Wednesday, January 11, 2006

The Gang of 13

That is, the 13 legal scholars who shredded the Justice Department's justification for warrantless wiretaps. As reported by the Washington Post:
In a letter Monday to congressional leaders, 13 legal scholars said the Justice Department's written justification for the NSA monitoring program "fails to offer a plausible legal defense."

In a five-page letter to House and Senate intelligence committee leaders, Assistant Attorney General William E. Moschella on Dec. 22 outlined a detailed defense for the warrantless surveillance.

He argued that Bush under a congressional resolution passed after the Sept. 11, 2001 terrorist attack, had the authority to order such electronic surveillance as part of his responsibility as commander-in-chief to protect the nation.

But the former government officials and constitutional law experts said Congress did not authorize domestic spying as part of the 2001 resolution.

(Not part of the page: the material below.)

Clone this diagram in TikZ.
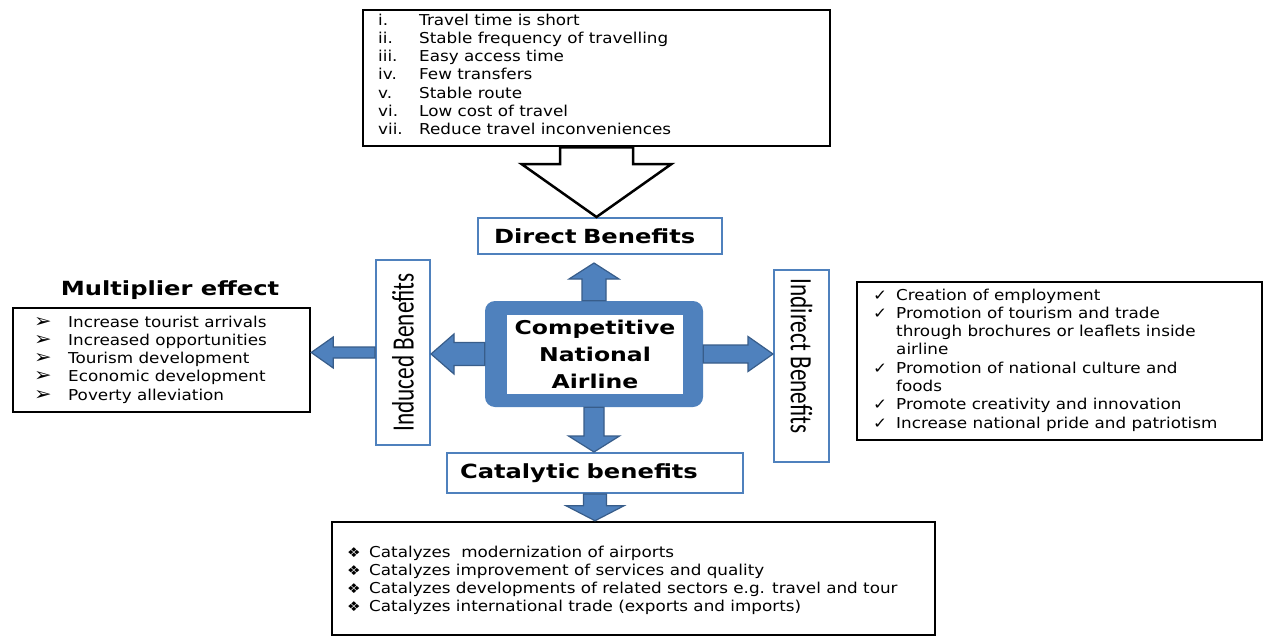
\documentclass[tikz,border=0pt]{standalone}
\usepackage{fontspec}
\setmainfont{DejaVu Sans}[FakeStretch=1.12]
\newfontfamily\titlefont{DejaVu Sans Bold}[FakeStretch=1.24]
\newfontfamily\sidefont{Carlito}[FakeStretch=0.75]
\usetikzlibrary{calc}

\definecolor{officeblue}{HTML}{4F81BD}
\definecolor{edgeblue}{HTML}{385D8A}

\newcommand\mbul{\scalebox{1.25}{➢}}
\newcommand\cbul{✓}
\newcommand\dbul{\scalebox{0.9}{❖}}

% block arrow: [style]{shaft}{head}{head length}{from}{to}
\newcommand\fatarrow[6][bluearrow]{%
  \path[#1] let \p1=(#5), \p2=(#6),
      \n1={atan2(\y2-\y1,\x2-\x1)}, \n2={veclen(\x2-\x1,\y2-\y1)} in
    ($(\p1)+(\n1+90:#2/2)$) -- ++(\n1:\n2-#4) -- ++(\n1+90:#3/2-#2/2) -- (\p2)
    -- ($(\p1)+(\n1:\n2-#4)+(\n1-90:#3/2)$) -- ++(\n1+90:#3/2-#2/2)
    -- ($(\p1)+(\n1-90:#2/2)$) -- cycle;}

\tikzset{
  listbox/.style={draw=black, line width=2.5pt, fill=white, inner sep=0pt},
  labelbox/.style={draw=officeblue, line width=2pt, fill=white, inner ysep=0pt,
    font=\titlefont\fontsize{19.5}{22}\selectfont},
  sidebox/.style={draw=officeblue, line width=2pt, fill=white, inner sep=0pt,
    font=\sidefont\fontsize{31}{31}\selectfont},
  bluearrow/.style={draw=edgeblue, fill=officeblue, line width=1.2pt},
  hollowarrow/.style={draw=black, fill=white, line width=2.5pt},
  itemtext/.style={anchor=base west, inner sep=0pt, font=\fontsize{15}{18.3}\selectfont},
}

\begin{document}
\begin{tikzpicture}[x=1pt,y=-1pt]
  \useasboundingbox[fill=white] (0,0) rectangle (1264,637);

  % boxes
  \node[listbox, minimum width=467pt, minimum height=136pt] (reasons) at (596.5,78) {};
  \node[labelbox, minimum height=36pt, text width=212pt, inner xsep=16pt, align=left]
    (direct) at (600,236) {Direct Benefits};
  \node[fill=officeblue, rounded corners=10pt, minimum width=218pt, minimum height=106pt]
    (airline) at (594,354) {};
  \node[fill=white, minimum width=176pt, minimum height=79pt, align=center,
    font=\titlefont\fontsize{19}{27}\selectfont]
    (airlinetext) at (595,354.5) {Competitive\\National\\Airline};
  \node[sidebox, rotate=90, minimum width=185pt, minimum height=54pt]
    (induced) at (403,352.5) {Induced Benefits};
  \node[sidebox, rotate=-90, minimum width=192pt, minimum height=55pt]
    (indirect) at (801.5,366) {Indirect Benefits\hspace*{20pt}};
  \node[listbox, minimum width=297pt, minimum height=104pt] (multiplier) at (161.5,360) {};
  \node[font=\titlefont\fontsize{19.5}{22}\selectfont] (multtitle) at (170,290) {Multiplier effect};
  \node[listbox, minimum width=405pt, minimum height=158pt] (benefits) at (1059.5,361) {};
  \node[labelbox, minimum height=40pt, text width=270pt, inner xsep=13pt, align=left]
    (catalytic) at (595,473) {Catalytic benefits};
  \node[listbox, minimum width=603pt, minimum height=113pt] (catalysis) at (633.5,578.5) {};

  % lists
  \node[itemtext] (reasonlist) at (378,25) {\begin{tabular}[t]{@{}p{41pt}@{}l@{}}
    i.   & Travel time is short\\
    ii.  & Stable frequency of travelling\\
    iii. & Easy access time\\
    iv.  & Few transfers\\
    v.   & Stable route\\
    vi.  & Low cost of travel\\
    vii. & Reduce travel inconveniences
  \end{tabular}};
  \node[itemtext] (multlist) at (34,327) {\begin{tabular}[t]{@{}p{34pt}@{}l@{}}
    \mbul & Increase tourist arrivals\\
    \mbul & Increased opportunities\\
    \mbul & Tourism development\\
    \mbul & Economic development\\
    \mbul & Poverty alleviation
  \end{tabular}};
  \node[itemtext] (benefitlist) at (873,300) {\begin{tabular}[t]{@{}p{23pt}@{}l@{}}
    \cbul & Creation of employment\\
    \cbul & Promotion of tourism and trade\\
          & through brochures or leaflets inside\\
          & airline\\
    \cbul & Promotion of national culture and\\
          & foods\\
    \cbul & Promote creativity and innovation\\
    \cbul & Increase national pride and patriotism
  \end{tabular}};
  \node[itemtext] (catalysislist) at (347,557) {\begin{tabular}[t]{@{}p{22pt}@{}l@{}}
    \dbul & Catalyzes\ \ modernization of airports\\
    \dbul & Catalyzes improvement of services and quality\\
    \dbul & Catalyzes developments of related sectors e.g. travel and tour\\
    \dbul & Catalyzes international trade (exports and imports)
  \end{tabular}};

  % arrows
  \fatarrow[hollowarrow]{73pt}{150pt}{53pt}{reasons.south}{reasons.south |- direct.north}
  \fatarrow{24pt}{50pt}{16pt}{airline.north}{$(airline.north |- direct.south)+(0,8)$}
  \fatarrow{20pt}{51pt}{16pt}{airline.south}{airline.south |- catalytic.north}
  \fatarrow{23pt}{58pt}{15pt}{catalytic.south}{catalytic.south |- catalysis.north}
  \fatarrow{18pt}{35pt}{25pt}{airline.east}{airline.east -| indirect.south}
  \fatarrow{23pt}{40pt}{23pt}{airline.west}{airline.west -| induced.south}
  \fatarrow{11pt}{31pt}{22pt}{induced.north}{induced.north -| multiplier.east}
\end{tikzpicture}
\end{document}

Lawmakers, they wrote, also "indisputably" have the authority to regulate electronic surveillance inside the United States.

The 13 experts said it is "beyond dispute that, in (our) democracy, the president cannot simply violate criminal laws behind closed doors because he deems them obsolete or impracticable."

Legal analysts at the Congressional Research Service last week raised similar questions, and lawmakers have called for hearings on the NSA program.
"Bosh! Liberal activist judges!" you say?
The group included former federal judge William S. Sessions, who served as FBI director from 1987 to 1993 under President Reagan and President George H.W Bush.